>> Begin INFORMATION SHOWN

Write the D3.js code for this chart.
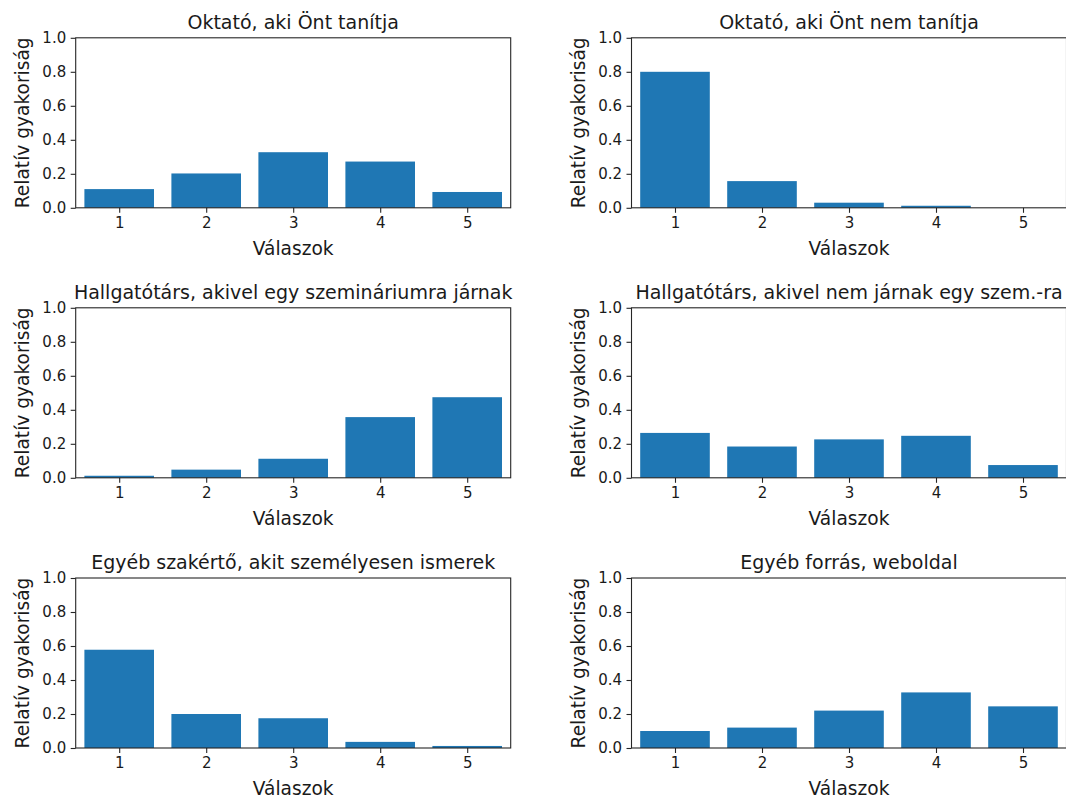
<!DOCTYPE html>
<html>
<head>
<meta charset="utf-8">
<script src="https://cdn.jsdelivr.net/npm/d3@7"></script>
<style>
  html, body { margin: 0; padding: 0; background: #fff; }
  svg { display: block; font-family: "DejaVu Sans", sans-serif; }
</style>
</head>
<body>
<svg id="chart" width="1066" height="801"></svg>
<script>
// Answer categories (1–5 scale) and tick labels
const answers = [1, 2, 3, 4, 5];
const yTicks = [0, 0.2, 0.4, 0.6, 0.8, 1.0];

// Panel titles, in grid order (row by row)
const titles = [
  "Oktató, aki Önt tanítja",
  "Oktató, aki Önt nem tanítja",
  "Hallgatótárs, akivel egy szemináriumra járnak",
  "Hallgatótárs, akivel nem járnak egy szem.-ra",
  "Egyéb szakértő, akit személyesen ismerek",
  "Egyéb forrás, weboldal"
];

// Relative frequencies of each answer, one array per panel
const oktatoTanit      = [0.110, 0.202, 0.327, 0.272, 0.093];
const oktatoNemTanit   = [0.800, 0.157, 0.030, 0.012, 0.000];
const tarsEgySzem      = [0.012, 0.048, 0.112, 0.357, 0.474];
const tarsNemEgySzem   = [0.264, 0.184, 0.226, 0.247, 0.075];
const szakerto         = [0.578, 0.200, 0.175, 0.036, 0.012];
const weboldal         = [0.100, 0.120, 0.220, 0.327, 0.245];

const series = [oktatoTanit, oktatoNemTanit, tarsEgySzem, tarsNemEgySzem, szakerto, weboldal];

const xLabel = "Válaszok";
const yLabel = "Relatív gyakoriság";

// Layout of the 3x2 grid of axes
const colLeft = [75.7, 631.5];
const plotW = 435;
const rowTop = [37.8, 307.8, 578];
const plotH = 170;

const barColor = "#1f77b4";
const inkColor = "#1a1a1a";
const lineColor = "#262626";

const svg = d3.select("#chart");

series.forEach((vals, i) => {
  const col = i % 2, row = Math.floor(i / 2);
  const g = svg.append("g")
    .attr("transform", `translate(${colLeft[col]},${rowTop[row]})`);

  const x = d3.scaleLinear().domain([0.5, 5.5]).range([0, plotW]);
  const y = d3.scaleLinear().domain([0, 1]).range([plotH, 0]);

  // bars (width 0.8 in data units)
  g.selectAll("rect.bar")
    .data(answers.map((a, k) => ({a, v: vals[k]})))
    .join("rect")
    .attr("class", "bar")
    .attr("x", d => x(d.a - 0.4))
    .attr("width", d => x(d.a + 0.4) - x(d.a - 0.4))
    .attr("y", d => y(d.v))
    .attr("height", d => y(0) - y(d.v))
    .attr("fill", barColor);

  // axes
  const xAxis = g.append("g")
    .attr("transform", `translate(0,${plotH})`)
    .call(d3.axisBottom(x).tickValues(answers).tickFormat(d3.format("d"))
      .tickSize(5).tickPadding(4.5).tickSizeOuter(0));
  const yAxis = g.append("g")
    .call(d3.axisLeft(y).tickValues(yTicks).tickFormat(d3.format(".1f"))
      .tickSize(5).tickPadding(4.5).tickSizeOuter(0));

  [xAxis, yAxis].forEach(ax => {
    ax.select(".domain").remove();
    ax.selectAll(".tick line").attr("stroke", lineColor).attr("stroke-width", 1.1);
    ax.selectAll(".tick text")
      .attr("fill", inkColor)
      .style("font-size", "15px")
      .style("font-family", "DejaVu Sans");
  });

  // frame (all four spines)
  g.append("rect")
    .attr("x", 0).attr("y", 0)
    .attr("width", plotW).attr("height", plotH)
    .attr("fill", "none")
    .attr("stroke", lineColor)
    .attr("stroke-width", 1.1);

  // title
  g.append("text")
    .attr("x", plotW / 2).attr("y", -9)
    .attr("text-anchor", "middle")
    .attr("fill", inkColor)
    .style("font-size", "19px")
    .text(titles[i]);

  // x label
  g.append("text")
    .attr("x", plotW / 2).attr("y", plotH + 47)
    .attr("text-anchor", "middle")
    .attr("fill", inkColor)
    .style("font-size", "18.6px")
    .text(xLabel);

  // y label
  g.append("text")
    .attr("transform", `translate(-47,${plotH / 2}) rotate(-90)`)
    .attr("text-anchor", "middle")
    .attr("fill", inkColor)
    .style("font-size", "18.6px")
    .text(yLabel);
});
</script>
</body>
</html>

>> End INFORMATION SHOWN

§ **TO BE DONE**
Of the lines in this data, how many contain "chart"? Reply with only the number.

§ **THE RESULT**
3